题意：

$N，M\le 3\times 10^5，N个点，M条边的无向图，无重边自环$
$边权为0或1，问s\to t是否存权\ge 1且每条边经过一次的一条路径$

分析：

$边双缩点成树，树边(桥边)权保留，bcc内总权映射到点上$
$ans=dis(s,t)\ge 1$
$正确性就是bcc任意2点连通，是个简单环嘛，选有1的那半边走就好啦$ $并且树上2点路径是唯一的，满足题意就做完了$
$时间复杂度O(n+m)$

代码：

//
//  Created by TaoSama on 2016-03-25
//  Copyright (c) 2016 TaoSama.

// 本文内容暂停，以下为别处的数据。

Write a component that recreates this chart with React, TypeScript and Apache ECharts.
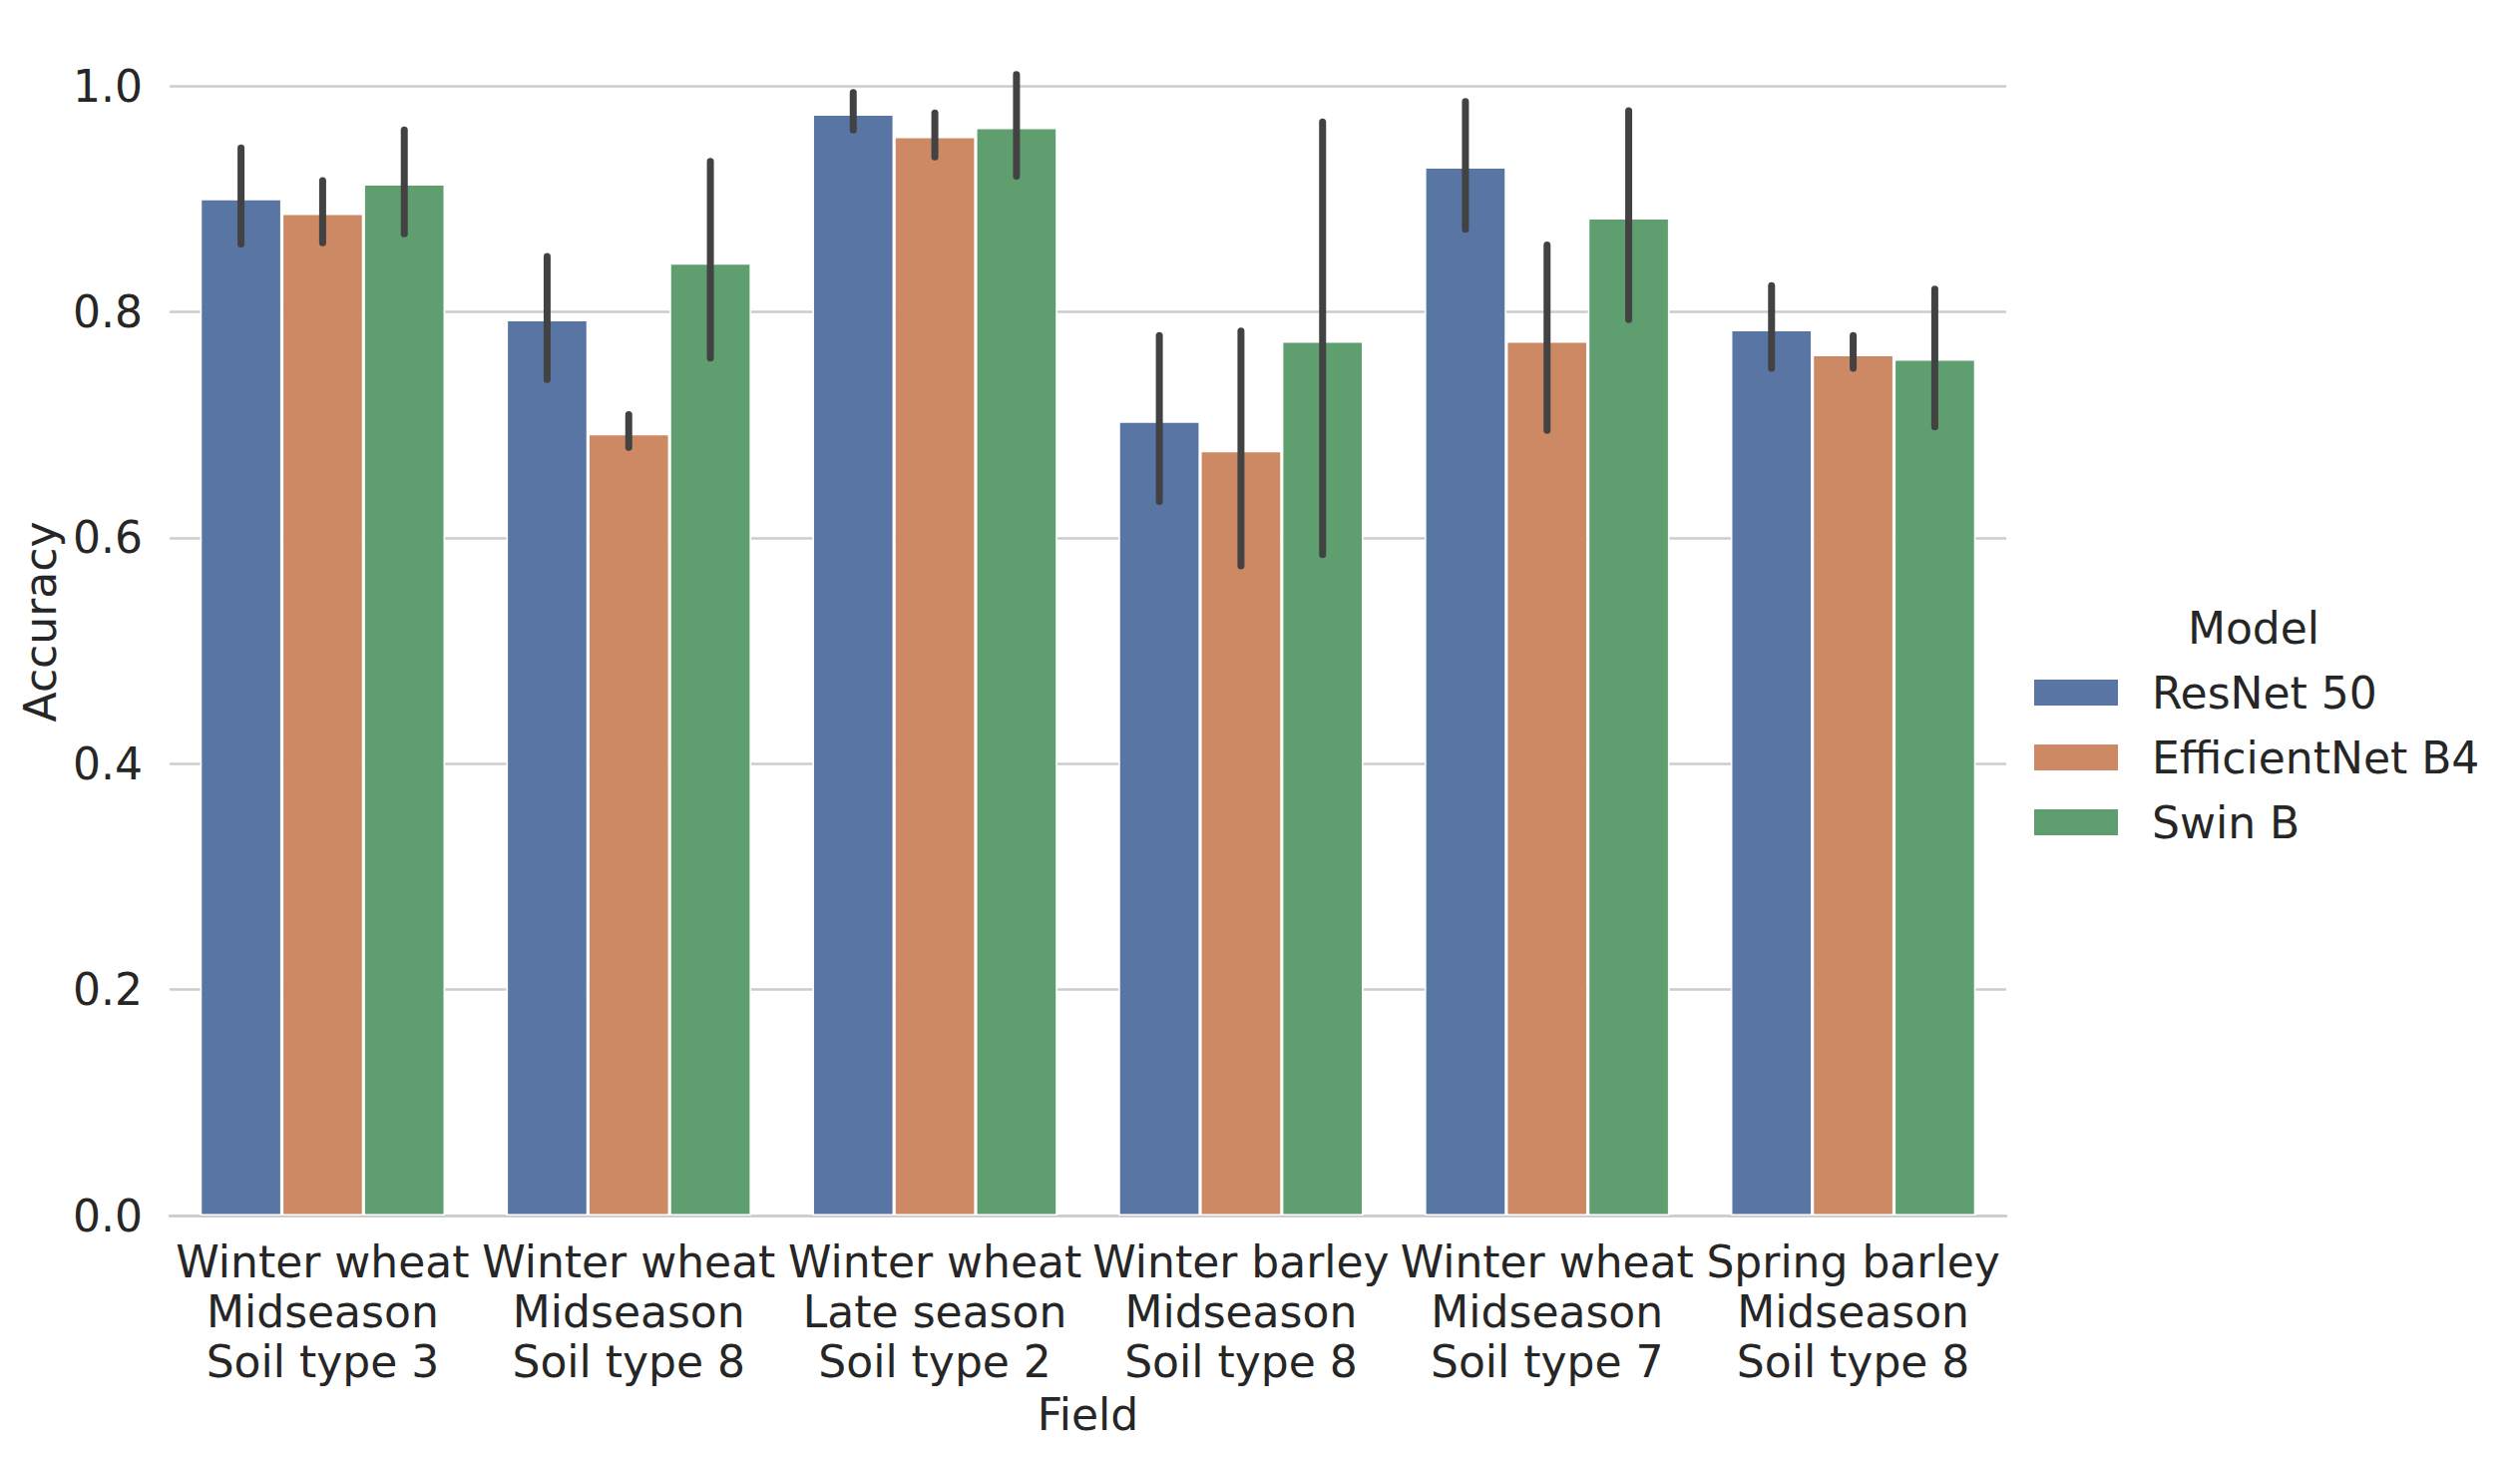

All rights reserved.
//
#pragma comment(linker, "/STACK:102400000,102400000")
#include <algorithm>
#include <cctype>
#include <cmath>
#include <cstdio>
#include <cstdlib>
#include <cstring>
#include <iomanip>
#include <iostream>
#include <map>
#include <queue>
#include <string>
#include <set>
#include <vector>

using namespace std;
#define pr(x) cout << #x << " = " << x << "  "
#define prln(x) cout << #x << " = " << x << endl
const int N = 3e5 + 10, INF = 0x3f3f3f3f, MOD = 1e9 + 7;

int n, m;
struct Edge {
    int v, c;
};
vector<Edge> G[N], T[N];
int dfn[N], low[N], in[N], id[N], bcc, dfsNum;
int stk[N], top;

void tarjan(int u, int f) {
    dfn[u] = low[u] = ++dfsNum;
    stk[++top] = u;
    in[u] = true;
    for(Edge e : G[u]) {
        int v = e.v;
        if(v == f) continue;
        if(!dfn[v]) {
            tarjan(v, u);
            low[u] = min(low[u], low[v]);
        } else low[u] = min(low[u], dfn[v]);
    }
    if(low[u] == dfn[u]) {
        ++bcc;
        while(true) {
            int v = stk[top--];
            in[v] = false;
            id[v] = bcc;
            if(v == u) break;
        }
    }
}

void init() {
    bcc = dfsNum = 0;
    memset(dfn, 0, sizeof dfn);
    tarjan(1, -1);
}

int val[N];
bool dfs(int s, int t, int fa, int sum) {
    if(s == t) return sum + val[t];
    for(Edge e : T[s]) {
        int v = e.v;
        if(v == fa) continue;
        if(dfs(v, t, s, sum + e.c + val[v])) return true;
    }
    return false;
}

int main() {
#ifdef LOCAL
    freopen("C:\\Users\\TaoSama\\Desktop\\in.txt", "r", stdin);
//  freopen("C:\\Users\\TaoSama\\Desktop\\out.txt","w",stdout);
#endif
    ios_base::sync_with_stdio(0);

    scanf("%d%d", &n, &m);
    for(int i = 1; i <= m; ++i) {
        int u, v, c; scanf("%d%d%d", &u, &v, &c);
        G[u].push_back({v, c});
        G[v].push_back({u, c});
    }

    init();

    for(int i = 1; i <= n; ++i) {
        int u = id[i];
        for(Edge e : G[i]) {
            int v = id[e.v];
            if(u == v) val[u] += e.c;
            else T[u].push_back({v, e.c});
        }
    }
    int s, t; scanf("%d%d", &s, &t);
    puts(dfs(id[s], id[t], -1, val[id[s]]) ? "YES" : "NO");
    return 0;
}